In mathematics, a Hankel contour is a path in the complex plane which extends from (+∞,δ), around the origin counter clockwise and back to (+∞,−δ), where δ is an arbitrarily small positive number. The contour thus remains arbitrarily close to the real axis but without crossing the real axis except for negative values of x. The Hankel contour can also be represented by a path that has mirror images just above and below the real axis, connected to a circle of radius ε, centered at the origin, where ε is an arbitrarily small number. The two linear portions of the contour are said to be a distance of δ from the real axis. Thus, the total distance between the linear portions of the contour is 2δ.^[1] The contour is traversed in the positively-oriented sense, meaning that the circle around the origin is traversed counter-clockwise.

The general principle is that δ and ε are infinitely small and that the integration contour does not envelop any non-analytic point of the function to be integrated except possibly, in zero. Under these conditions, in accordance with Cauchy's theorem, the value of the integral is the same regardless of δ and ε. Usually, the operation consists of calculating first the integral for non zero values of δ and ε, and then making them tend to 0.

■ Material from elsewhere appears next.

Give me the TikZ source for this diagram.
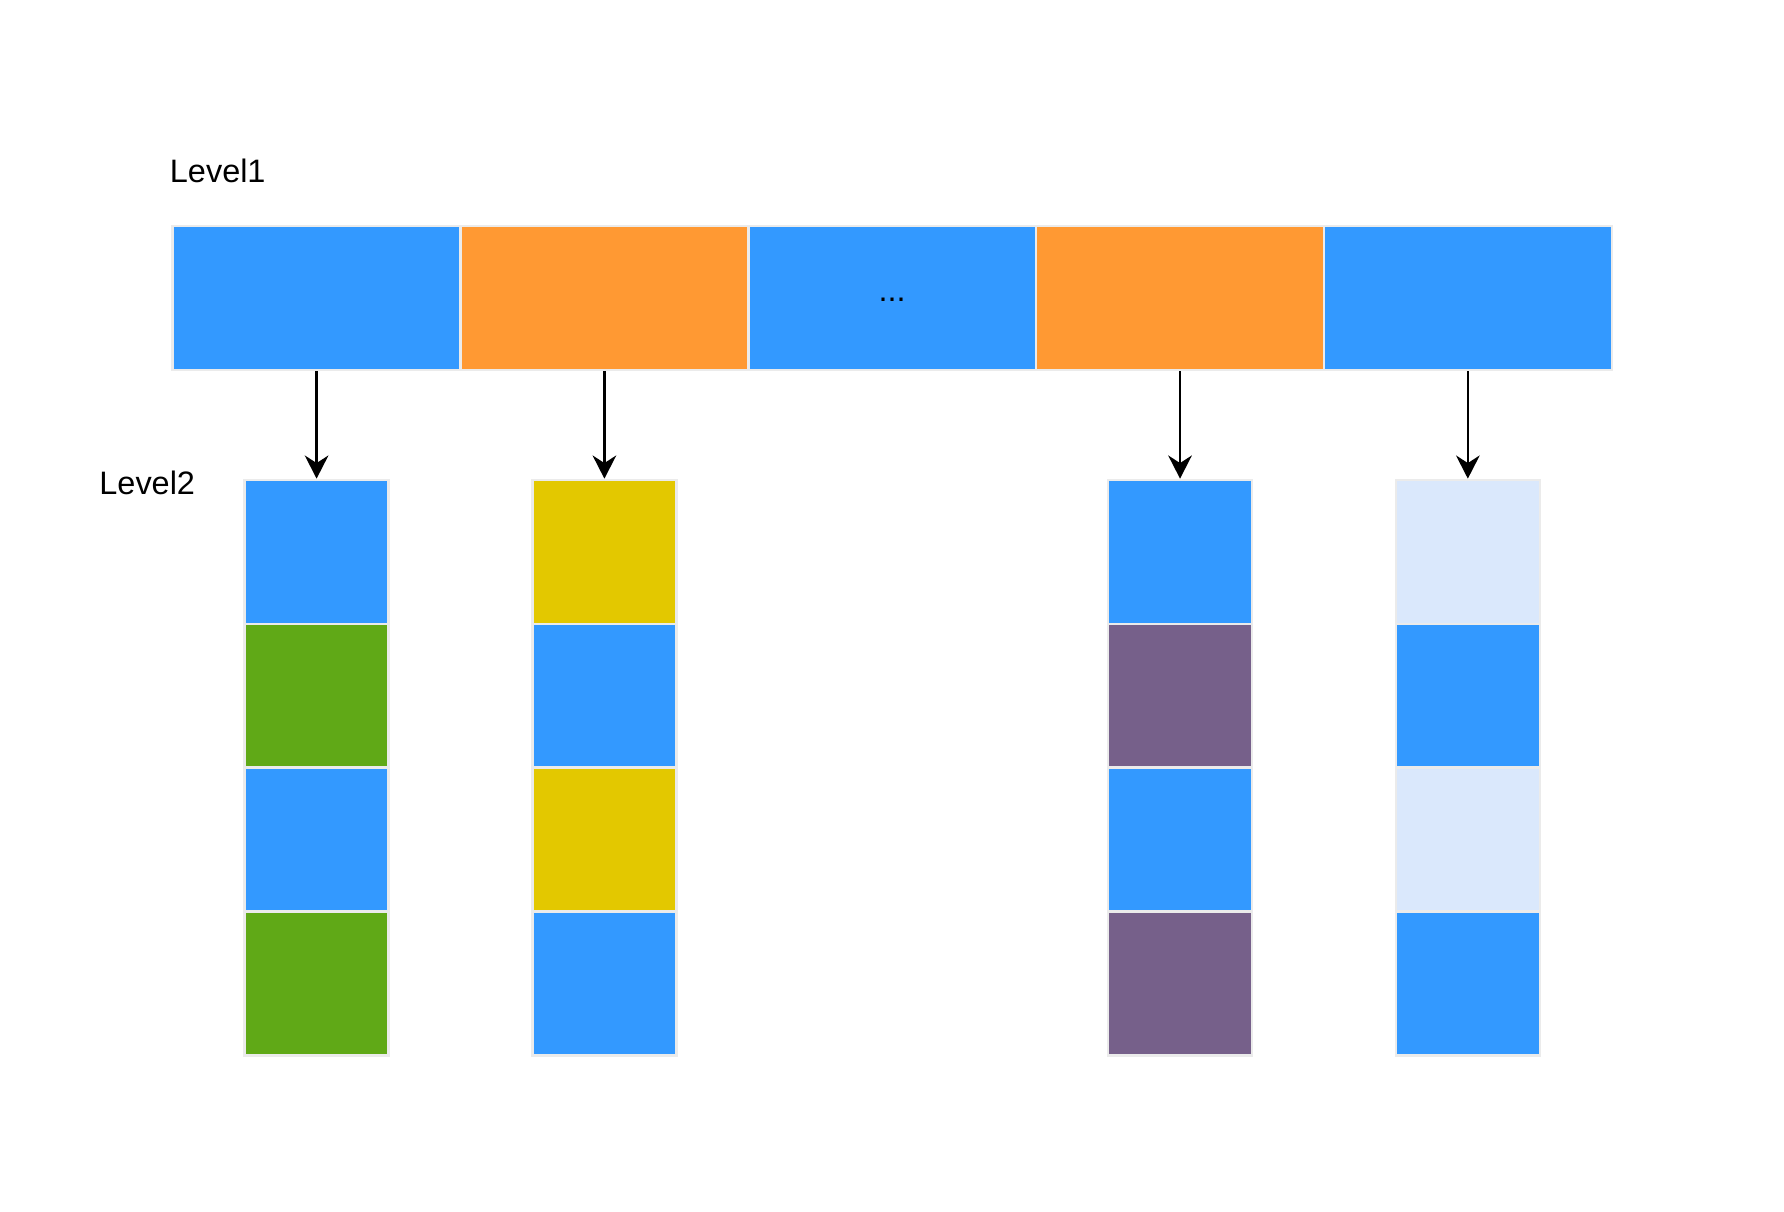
\documentclass[tikz,border=0pt]{standalone}
\usepackage{fontspec}
\setmainfont{Liberation Sans}
\usepackage{tikz}
\usetikzlibrary{arrows.meta}

\definecolor{cblue}{HTML}{3399FF}
\definecolor{corange}{HTML}{FF9933}
\definecolor{cyellow}{HTML}{E3C800}
\definecolor{cgreen}{HTML}{60A917}
\definecolor{cpurple}{HTML}{76608A}
\definecolor{clight}{HTML}{DAE8FC}
\definecolor{cedge}{HTML}{EBEBEB}

\begin{document}
\begin{tikzpicture}[x=1.2cm, y=1.2cm, font=\fontsize{7.7}{9}\selectfont,
    slot/.style={rectangle, draw=cedge, line width=0.6pt, minimum width=2.4cm, minimum height=1.2cm, inner sep=0pt},
    cell/.style={rectangle, draw=cedge, line width=0.6pt, minimum width=1.2cm, minimum height=1.2cm, inner sep=0pt},
    label/.style={anchor=base west, inner sep=0pt},
    n/.style={-{Stealth[length=5.5pt, width=5.6pt, inset=1.8pt]}, line width=0.6pt}]
            \useasboundingbox (-1.2,-6.852) rectangle (11.197,1.57);
            % labels
            \node[label] (lv1) at (-0.025,0.3) {Level1};
            \node[label] (lv2) at (-0.515,-1.869) {Level2};
            % level 1 nodes
            \node[slot, fill=cblue] (b1) at (1,-0.5) {};
            \node[slot, fill=corange] (b2) at (3,-0.5) {};
            \node[slot, fill=cblue] (b3) at (5,-0.5) {\raisebox{-0.55mm}{...}};
            \node[slot, fill=corange] (b4) at (7,-0.5) {};
            \node[slot, fill=cblue] (b5) at (9,-0.5) {};
            % level 2 nodes
            \node[cell, fill=cblue] (c11) at (1,-2.265) {};
            \node[cell, fill=cgreen] (c12) at (1,-3.265) {};
            \node[cell, fill=cblue] (c13) at (1,-4.265) {};
            \node[cell, fill=cgreen] (c14) at (1,-5.265) {};
            \node[cell, fill=cyellow] (c21) at (3,-2.265) {};
            \node[cell, fill=cblue] (c22) at (3,-3.265) {};
            \node[cell, fill=cyellow] (c23) at (3,-4.265) {};
            \node[cell, fill=cblue] (c24) at (3,-5.265) {};
            \node[cell, fill=cblue] (c41) at (7,-2.265) {};
            \node[cell, fill=cpurple] (c42) at (7,-3.265) {};
            \node[cell, fill=cblue] (c43) at (7,-4.265) {};
            \node[cell, fill=cpurple] (c44) at (7,-5.265) {};
            \node[cell, fill=clight] (c51) at (9,-2.265) {};
            \node[cell, fill=cblue] (c52) at (9,-3.265) {};
            \node[cell, fill=clight] (c53) at (9,-4.265) {};
            \node[cell, fill=cblue] (c54) at (9,-5.265) {};
            % edges
            \draw [n] (b1) -- (c11);
            \draw [n] (b2) -- (c21);
            \draw [n] (b4) -- (c41);
            \draw [n] (b5) -- (c51);
        \end{tikzpicture}
\end{document}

Use of Hankel contours is one of the methods of contour integration. This type of path for contour integrals was first explicitly used by Hermann Hankel in his investigations of the Gamma function, though Riemann already implicitly used it in his paper on the Riemann zeta function in 1859.

The Hankel contour is used to evaluate integrals such as the Gamma function, the Riemann zeta function, and other Hankel functions (which are Bessel functions of the third kind).^[1][2]